The UK Office for National Statistics recently confirmed its preliminary reading of Q1 2008 GDP at +0.4% qoq, which translates into +2.5% yoy. This compares to the +0.6% qoq seen in both Q4 and Q3 2007. The slowdown in economic growth was most pronounced in the category of business investment, as firms anticipate a slow period of growth ahead and feel the ongoing effects of the credit crunch. The main pillar of growth was domestic consumption. However, British consumers are likely to decrease spending throughout the remainder of the year, as they face the headwinds of declining house price appreciation (and the potential for outright declines) and real incomes being eroded by rising levels of inflation, stoked by surging energy and food costs. Indeed, the latest reading of GfK UK consumer confidence (for April) revealed a decline to -24 from -19 in March. This was the lowest reading since November 1992, when the UK economy was pulling out of its last recession. Market looks for 2008 GDP growth to come in at 1.7%, a dramatic slowdown from 2007 GDP growth of 3.0% and well below the trend rate of 2.5%.
However, rising inflationary pressures will likely force the MPC to keep interest rates on hold in the UK throughout Q2 and Q3 2008. April headline CPI rose to 3.0% yoy from +2.5% yoy in March, well above the BoE’s target of +2.0%. The core rate firmed to 1.4% yoy from 1.2% in the previous month. In addition, inflationary pressures remain in the pipeline with producer prices rising 23.3% yoy in April – the highest level in more than two decades! Inflation is also being stoked by rising wage demands. The March average weekly earnings data showed a yoy gain of 4.3%. While this is below the 5.1% seen only six months ago, it marks a rise from the 3.9% seen in February and is just below the 4.5% yoy level of wage growth identified by the BoE as consistent with price stability. In the aftermath of the MPC’s decision (8 to 1) to leave rates on hold at 5.00% at its May 8th meeting, which followed several weak data points, the market drastically shifted its interest rate expectations. However, the TWI GBP has not yet reacted to the sharp change in UK interest rate expectations, as the deterioration in the economic data, especially the weakening housing market, continues to weigh on the currency.

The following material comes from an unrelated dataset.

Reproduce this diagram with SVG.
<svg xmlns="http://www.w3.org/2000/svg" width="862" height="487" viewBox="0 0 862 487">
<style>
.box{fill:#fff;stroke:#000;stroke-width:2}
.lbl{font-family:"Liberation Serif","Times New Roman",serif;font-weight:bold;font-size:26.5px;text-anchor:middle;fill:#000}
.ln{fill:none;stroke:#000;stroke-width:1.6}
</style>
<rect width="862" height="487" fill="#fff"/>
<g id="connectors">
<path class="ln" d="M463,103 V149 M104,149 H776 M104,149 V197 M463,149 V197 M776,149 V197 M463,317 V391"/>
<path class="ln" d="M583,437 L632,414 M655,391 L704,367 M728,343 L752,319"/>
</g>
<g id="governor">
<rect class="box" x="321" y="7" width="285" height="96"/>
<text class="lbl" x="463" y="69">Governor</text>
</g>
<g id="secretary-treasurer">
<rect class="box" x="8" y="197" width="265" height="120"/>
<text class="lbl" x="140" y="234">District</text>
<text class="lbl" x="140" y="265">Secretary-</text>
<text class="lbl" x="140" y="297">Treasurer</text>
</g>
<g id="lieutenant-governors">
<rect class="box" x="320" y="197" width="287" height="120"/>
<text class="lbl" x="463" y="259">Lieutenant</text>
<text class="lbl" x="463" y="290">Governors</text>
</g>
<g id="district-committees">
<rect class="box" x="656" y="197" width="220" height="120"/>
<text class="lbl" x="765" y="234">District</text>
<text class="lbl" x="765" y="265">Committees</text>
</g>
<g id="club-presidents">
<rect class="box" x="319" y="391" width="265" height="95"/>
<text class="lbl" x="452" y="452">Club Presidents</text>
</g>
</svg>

Nonetheless, the risk is that the mis-pricing will eventually correct itself, and the GBP sell-off has now run its course. On a bilateral basis, one of the greatest divergences amongst the G10 currencies between developments in the interest rate swap markets and the currency markets is between GBP and NZD. The key two-year interest rate swap spread suggests the pair should be trading around 2.8600. Moving forward, look for favorable opportunities to establish a long GBP/NZD position, consistent with the negative NZD outlook.